Misery is a human curse. As a prisoner of the mundane, we are educated through this horror by the thrash/deathmetal quartet from Serbia, Twisted Tales, in their independent worldwide release of their second album, Bringer Of Woe, in September 20th. Like a musical grotesque, the collection takes earsplitting and slam-bang genre with pride as they divided it into 12 tracks, each battling with the other, all the while forming a beastly phantom in a world populated by sorrow, trafficked by malice, and diseased with malefaction.
Snake Eyes was the sound of creaking doors and brief whispers. With an austere guitarring, it gave a visual setting to the mind. A challenging place, discouraging by all means. After this short prelude came Bringer Of Woe. Scattered with dubs of bass, it showcased rips of guitar—impulses that appeared without notice. Like a disoriented shrieking. The particular style of the soloist was first- class. He was simply tearing open the very air. The tempo was altered as if falling out of beat. It was the kind of evil that persuades, that invites.
Bittersweet Sorrow has proven that the band was well-suited for the genre. It was performed in a highly quarrelsome manner and with solid foundation. The guitars just stab you in the back and you would not even know it. It was begrudgingly good. This much high level of playing that the scales were confusing.
Father was about the vocal acrobatics while the singer screams the title. It was rough on the skin yet appealing. This song specifically needed to be played on full volume. It was like elaborating all the sins in the world. The solo was excellent, running up and down scales and just raping the guitar until everything becomes disordered. Yet, you still can sense the message. It was clear. This was hardcore death metal.
Another bass riff opened Slow Down. This was an interesting piece since they kept changing the tempo. Gradually decreasing and decreasing, it was palatable that they remained loyal to the title. An impressive experiment. However, the solo resumed the original speed in a chaotic tone.

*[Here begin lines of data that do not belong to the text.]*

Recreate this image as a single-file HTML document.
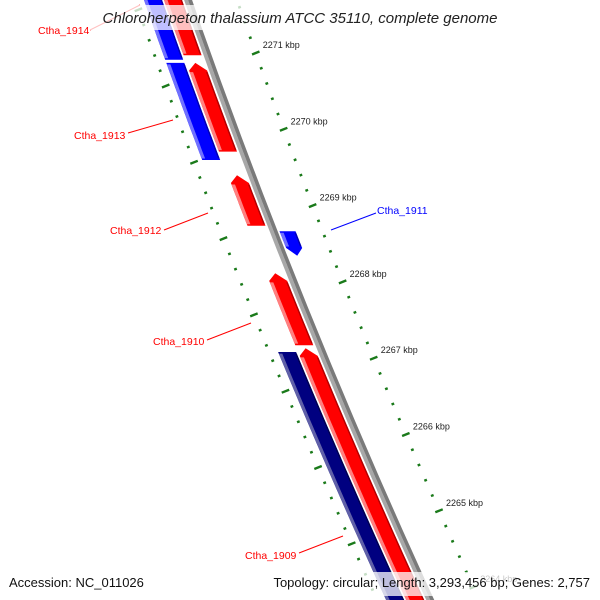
<!DOCTYPE html>
<html><head><meta charset="utf-8"><style>
html,body{margin:0;padding:0;background:#fff;width:600px;height:600px;overflow:hidden}
svg{display:block;font-family:"Liberation Sans",sans-serif;overflow:hidden}
</style></head><body>
<svg id="map" width="600" height="600" viewBox="0 0 600 600" overflow="hidden" xmlns="http://www.w3.org/2000/svg">
<g id="ticks"></g>
<g id="backbone"></g>
<g id="genes"></g>
<g id="labels"></g>
<rect x="88" y="5" width="424" height="25" fill="#fff" opacity="0.75"/>
<text x="300" y="23" text-anchor="middle" font-size="15" font-style="italic" fill="#222">Chloroherpeton thalassium ATCC 35110, complete genome</text>
<rect x="4" y="572" width="150" height="24" fill="#fff" opacity="0.75"/>
<rect x="255" y="572" width="341" height="24" fill="#fff" opacity="0.75"/>
<text x="9" y="587" font-size="13" fill="#111">Accession: NC_011026</text>
<text x="590" y="587" font-size="13" fill="#111" text-anchor="end">Topology: circular; Length: 3,293,456 bp; Genes: 2,757</text>
</svg>
<script>
const NS="http://www.w3.org/2000/svg";
const majorTicks=[2264,2265,2266,2267,2268,2269,2270,2271,2272];
const geneNames=["Ctha_1914","Ctha_1914b","Ctha_1913","Ctha_1913b","Ctha_1912","Ctha_1911","Ctha_1910","Ctha_1909","Ctha_1909b"];
const geneStart=[2271.18,2271.12,2269.92,2269.81,2268.95,2268.66,2267.39,2263.8,2263.8];
const geneEnd=[2272.2,2272.2,2270.98,2271.08,2269.51,2268.88,2268.23,2267.25,2267.30];
const geneTrack=["red","blue","red","blue","red","right","red","red","navy"];
const geneArrow=["none","none","top","none","top","bottom","top","top","none"];
const labelNames=["Ctha_1914","Ctha_1913","Ctha_1912","Ctha_1911","Ctha_1910","Ctha_1909"];

function xb(y){return 188+0.349*y+9.1e-5*y*y;}
function yOuter(k){return 53+(2271-k)*76.3;}
function yMid(k){return 69+(2271-k)*76.5;}
function P(k,r){const y=yMid(k);return [xb(y)+r,y];}
function mk(tag,attrs,parent){const e=document.createElementNS(NS,tag);for(const a in attrs)e.setAttribute(a,attrs[a]);parent.appendChild(e);return e;}

const tg=document.getElementById('ticks');
const n=[0.93,-0.37];
function tick(x,y,len,name){
  const l=mk('line',{x1:x-n[0]*len,y1:y-n[1]*len,x2:x+n[0]*len,y2:y+n[1]*len,stroke:'#1a7a1a','stroke-width':2.4},tg);
  
  
}
for(let i=0;i<majorTicks.length;i++){
  const k=majorTicks[i];
  for(let j=0;j<5;j++){
    const kk=k-j*0.2;
    const yo=yOuter(kk), yi=yo+33;
    const len=j===0?4:1.4;
    if(yo>-5&&yo<605) tick(xb(yo)+49,yo,len,j===0?'outer-major-tick':'outer-minor-tick');
    if(yi>-5&&yi<605) tick(xb(yi)-53,yi,len,j===0?'inner-major-tick':'inner-minor-tick');
  }
  const yo=yOuter(k);
  if(yo>0&&yo<600){
    const t=mk('text',{x:xb(yo)+56,y:yo-5,'font-size':9,fill:'#222'},tg);
    t.textContent=k+' kbp';
    
    
  }
}

const bg=document.getElementById('backbone');
function band(k1,k2,r1,r2,fill,parent,name,arrow){
  const pts=[];const steps=12;const hl=0.1;
  let a=k1,b=k2;
  for(let s=0;s<=steps;s++){const k=a+(b-a)*s/steps;pts.push(P(k,r1));}
  if(arrow==='top'){pts.push(P(b+hl,(r1+r2)/2));}
  for(let s=steps;s>=0;s--){const k=a+(b-a)*s/steps;pts.push(P(k,r2));}
  if(arrow==='bottom'){pts.push(P(a-hl,(r1+r2)/2));}
  const p=mk('polygon',{points:pts.map(q=>q[0].toFixed(1)+','+q[1].toFixed(1)).join(' '),fill:fill},parent);
  
  
  return p;
}
band(2263.5,2272.3,-4,0,'#a8a8a8',bg,'backbone-light');
band(2263.5,2272.3,0,4,'#7a7a7a',bg,'backbone-dark');

const gg=document.getElementById('genes');
const trackR={red:[-24,-6],blue:[-44,-26],navy:[-44,-26],right:[6,22]};
const colors={red:['#ff8080','#ff0000','#b00000'],blue:['#7070ff','#0000ff','#0000b0'],navy:['#6060a8','#000080','#000050'],right:['#7070ff','#0000ff','#0000b0']};
for(let i=0;i<geneNames.length;i++){
  const r=trackR[geneTrack[i]],c=colors[geneTrack[i]];
  const a=Math.min(geneStart[i],geneEnd[i]),b=Math.max(geneStart[i],geneEnd[i]);
  const ar=geneArrow[i];
  const g=mk('g',{},gg);
  
  
  band(a,b,r[0],r[1],c[1],g,'gene-body',ar);
  band(a+0.02,b-0.02,r[0],r[0]+3.5,c[0],g,'gene-highlight','none');
  band(a+0.02,b-0.02,r[1]-1.5,r[1],c[2],g,'gene-shadow','none');
}

const lg=document.getElementById('labels');
const labelX=[38,74,110,377,153,245];
const labelY=[34,139,234,214,345,559];
const lineFrom=[[90,30],[128,133],[164,230],[331,230],[207,340],[299,553]];
const lineTo=[[140,5],[173,120],[208,213],[376,213],[251,323],[343,536]];
const labelColor=["#ff0000","#ff0000","#ff0000","#0000ff","#ff0000","#ff0000"];
for(let i=0;i<labelNames.length;i++){
  const l=mk('line',{x1:lineFrom[i][0],y1:lineFrom[i][1],x2:lineTo[i][0],y2:lineTo[i][1],stroke:labelColor[i],'stroke-width':1},lg);
  
  
  const t=mk('text',{x:labelX[i],y:labelY[i],'font-size':10.5,fill:labelColor[i]},lg);
  t.textContent=labelNames[i];
  
  
}
</script>
</body></html>
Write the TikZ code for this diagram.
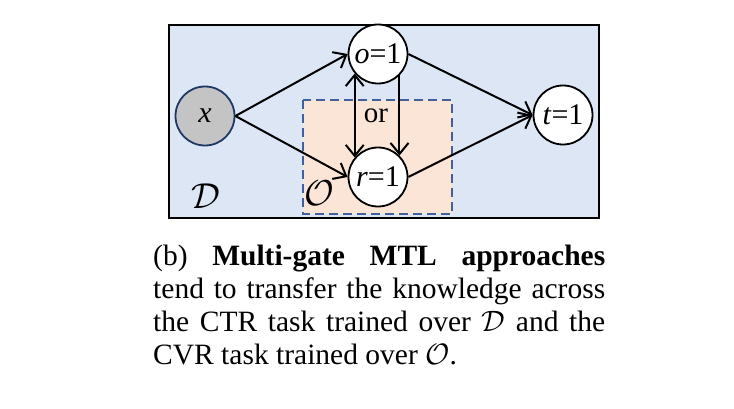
\RequirePackage{fix-cm}
\documentclass[tikz,border=0pt]{standalone}
\usepackage{fontspec}
\setmainfont{Liberation Serif}
\usetikzlibrary{arrows.meta,positioning}
\definecolor{fillD}{HTML}{DCE6F4}
\definecolor{fillO}{HTML}{FBE5D6}
\definecolor{dashO}{HTML}{41609A}
\definecolor{obsgray}{HTML}{C4C4C4}
\definecolor{obsline}{HTML}{1F3864}

\begin{document}
\begin{tikzpicture}[x=1pt,y=-1pt,
   ev/.style={circle,draw,fill=white,line width=1.8pt,minimum size=59pt,
              inner sep=0pt,font=\fontsize{30}{30}\selectfont},
   obs/.style={ev,draw=obsline,fill=obsgray},
   lab/.style={inner sep=0pt,font=\fontsize{36}{36}\selectfont},
   caption/.style={text width=452pt,align=justify,inner sep=0pt,
                   font=\fontsize{29.5}{33.3}\selectfont},
   arr/.style={->,line width=2pt},
   >={Straight Barb[length=11pt,width=18pt]}]
  \useasboundingbox (0,0) rectangle (734,409);
  % regions D and O
  \draw[fill=fillD,line width=1.8pt] (169,25) rectangle (599,218);
  \draw[fill=fillO,draw=dashO,line width=1.8pt,dash pattern=on 9pt off 5pt]
       (303,100) rectangle (452,214);
  \node[lab] (dlab) at (206,196) {$\mathcal{D}$};
  \node[lab] (olab) at (319,193) {$\mathcal{O}$};
  % events
  \node[obs] (x) at (205,116) {\textit{x}};
  \node[ev] (o) at (378,54) {\textit{o}=1};
  \node[ev] (r) at (378,177) {\textit{r}=1};
  \node[ev] (t) at (563,115) {\textit{t}=1};
  \node[font=\fontsize{29}{29}\selectfont,inner sep=0pt] (or) at (376,116) {or};
  \draw[arr] (x.east)--(o.west);
  \draw[arr] (x.east)--(r.west);
  \draw[arr] (o.east)--(t.west);
  \draw[arr] (r.east)--(t.west);
  \draw[arr,<->] (o.-140)--(r.140);
  \draw[arr] (o.-45)--(r.45);
  % caption
  \node[caption,anchor=base west] (cap) at (153,265)
    {(b) \textbf{Multi-gate MTL approaches}\linebreak
     tend to transfer the knowledge across\linebreak
     the CTR task trained over $\mathcal{D}$ and the\linebreak
     CVR task trained over $\mathcal{O}$.};
\end{tikzpicture}
\end{document}
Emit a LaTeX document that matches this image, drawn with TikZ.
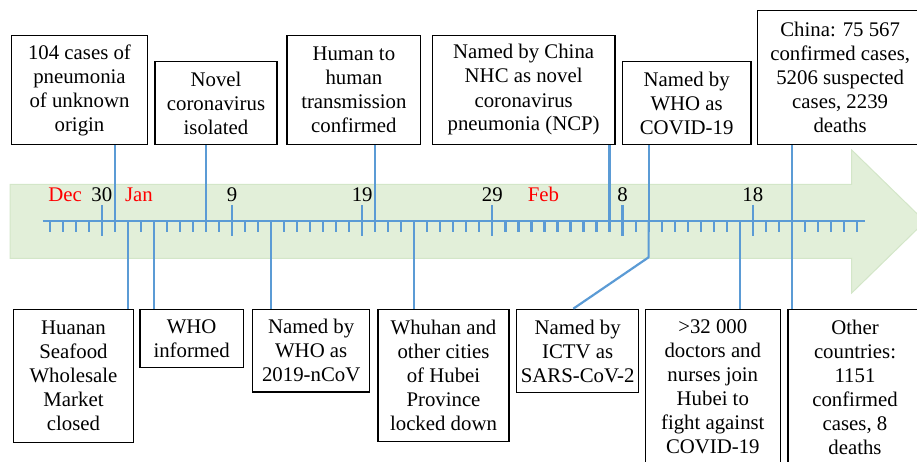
\documentclass[tikz,border=0pt]{standalone}
\usepackage{fontspec}
\setmainfont{Liberation Serif}
\definecolor{arrowfill}{HTML}{E2EFD9}
\definecolor{arrowline}{HTML}{D3E6C8}
\definecolor{conncol}{HTML}{5B9BD5}
\definecolor{monthred}{HTML}{FF0000}
\newcommand{\boxfont}{\fontsize{20.8}{24}\selectfont}
\tikzset{
  evbox/.style={draw=black, line width=1.2pt, fill=white, align=center, inner sep=0pt, font=\boxfont},
  conn/.style={draw=conncol, line width=2.2pt},
  smalltick/.style={draw=conncol, line width=2.2pt},
  datelbl/.style={anchor=base, inner sep=0pt, font=\boxfont},
  monthlbl/.style={anchor=base, inner sep=0pt, font=\boxfont, text=monthred},
}
\begin{document}
\begin{tikzpicture}[x=1pt, y=-1pt]
\useasboundingbox (0,0) rectangle (917,462);
\clip (0,0) rectangle (917,462);
% green arrow
\draw[fill=arrowfill, draw=arrowline, line width=1pt]
  (10,184.5) -- (851.7,184.5) -- (851.7,150) -- (925,221.5) -- (851.7,293) -- (851.7,258.3) -- (10,258.3) -- cycle;
% axis
\coordinate (axL) at (42.7,220.7);
\coordinate (axR) at (865,220.7);
\draw[conn] (axL) -- (axR);
\foreach \i in {0,...,62} {
  \coordinate (d\i) at ({49.7+13.02*\i},220.7);
  \draw[smalltick] (d\i) -- ++(0,11);
}
\foreach \i in {4,14,24,34,44,54} {
  \draw[smalltick] ([yshift=15.7pt]d\i) -- ([yshift=-15.3pt]d\i);
}
% date labels
\node[monthlbl] (mdec) at (65,201.5) {Dec};
\node[datelbl] (l30) at ({49.7+13.02*4},201.5) {30};
\node[monthlbl] (mjan) at (139,201.5) {Jan};
\node[datelbl] (l9) at ({49.7+13.02*14},201.5) {9};
\node[datelbl] (l19) at ({49.7+13.02*24},201.5) {19};
\node[datelbl] (l29) at ({49.7+13.02*34},201.5) {29};
\node[monthlbl] (mfeb) at (543.5,201.5) {Feb};
\node[datelbl] (l8) at ({49.7+13.02*44},201.5) {8};
\node[datelbl] (l18) at ({49.7+13.02*54},201.5) {18};
% top boxes
\node[evbox, minimum width=135.6pt, minimum height=108.6pt] (T1) at (79.5,90) {104 cases of\\pneumonia\\of unknown\\origin};
\node[evbox, minimum width=122pt, minimum height=82.6pt] (T2) at (216,103) {Novel\\coronavirus\\isolated};
\node[evbox, minimum width=133.7pt, minimum height=108.6pt] (T3) at (353.85,90) {Human to\\human\\transmission\\confirmed};
\node[evbox, minimum width=182.7pt, minimum height=108.6pt] (T4) at (523.65,90) {Named by China\\NHC as novel\\coronavirus\\pneumonia (NCP)};
\node[evbox, minimum width=128.7pt, minimum height=82.6pt] (T5) at (686.65,103) {Named by\\WHO as\\COVID-19};
\node[evbox, minimum width=165.7pt, minimum height=133.6pt] (T6) at (840.15,77.5) {China: 75 567\\confirmed cases,\\5206 suspected\\cases, 2239\\deaths};
% bottom boxes
\node[evbox, minimum width=119.6pt, minimum height=133pt] (B1) at (73.5,375.8) {Huanan\\Seafood\\Wholesale\\Market\\closed};
\node[evbox, minimum width=103.3pt, minimum height=58.4pt] (B2) at (191.65,338.5) {WHO\\informed};
\node[evbox, minimum width=117pt, minimum height=82.7pt] (B3) at (311.2,350.65) {Named by\\WHO as\\2019-nCoV};
\node[evbox, minimum width=131pt, minimum height=132.4pt] (B4) at (443.5,375.5) {Whuhan and\\other cities\\of Hubei\\Province\\locked down};
\node[evbox, minimum width=122pt, minimum height=83.4pt] (B5) at (577.7,351) {Named by\\ICTV as\\SARS-CoV-2};
\node[evbox, minimum width=135pt, minimum height=155.5pt] (B6) at (712.8,387) {>32 000\\doctors and\\nurses join\\Hubei to\\fight against\\COVID-19};
\node[evbox, minimum width=134pt, minimum height=155.5pt] (B7) at (855,387) {Other\\countries:\\1151\\confirmed\\cases, 8\\deaths};
% connectors up
\draw[conn] (d5) -- (d5 |- T1.south);
\draw[conn] (d12) -- (d12 |- T2.south);
\draw[conn] (d25) -- (d25 |- T3.south);
\draw[conn] (d43) -- (d43 |- T4.south);
\draw[conn] (d46) -- (d46 |- T5.south);
\draw[conn] (d57) -- (d57 |- T6.south);
% connectors down
\draw[conn] (d6) -- (d6 |- B1.north);
\draw[conn] (d8) -- (d8 |- B2.north);
\draw[conn] (d17) -- (d17 |- B3.north);
\draw[conn] (d28) -- (d28 |- B4.north);
\coordinate (kink) at ([yshift=-36.6pt]d46);
\draw[conn, line join=round] (d46) -- (kink) -- ([xshift=-4.4pt]B5.north);
\draw[conn] (d53) -- (d53 |- B6.north);
\draw[conn] (d57) -- (d57 |- B7.north);
\end{tikzpicture}
\end{document}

Another dense track was Open Eyes And See… The ability of the vocalist to constantly support his voice in that damaging technique was a serious skill. Every now and then, weeping guitars would happen, wrecking the vibrato arm and altering the pitch into numerous versions along with the drum rolls. Hellfire was a fast, bass-introduced track. The unity of instruments could be observed at this point. There was teamwork in the arrangement of the music. This piece included an almost acoustic flamenco and hollow drums. Again, the solo molested the electric guitar that it was near a crime. At this rate they continued like all of hell broke loose until the end.
Human had bits of tremolos and multiple voices. It was heavy. The solo never failed to shape the song along with the double peds as they both raise and disjoint your soul. Likewise, Sheol had the same routine, a hypnotic solo and monstrous vocals which takes form so ghastly. It was a desperate cry. All the instruments were lifelike villainous characters.
Trapped Under Glass began with another bass riff, followed by the rest. The significant feature here was the voice overs, whispering ear-to-ear like little demons perched on your shoulders. Misanthropia was hellish. It reeked of all things evil. The tone was malignant. The abuse of tempo was persistent. Lyric-wise, it was an artless declaration of hatred.
Last track, Before I Go To Hell And Burn, focused on speed. Like Alice falling down a hellhole, it was suffocated with action. Everything passed in a heartbeat and would leave you palpitating. The degree was infectious. After some seconds of pause, there was a little encore of guitars.
Bringer Of Woes was a beautiful anomaly. No dead air. Complicated with hideous twists and clumsy experiments. The solos were carefully crafted and executed. The vocals were nonhuman. It could almost be a soundtrack for Ghost Rider and the likes of hell.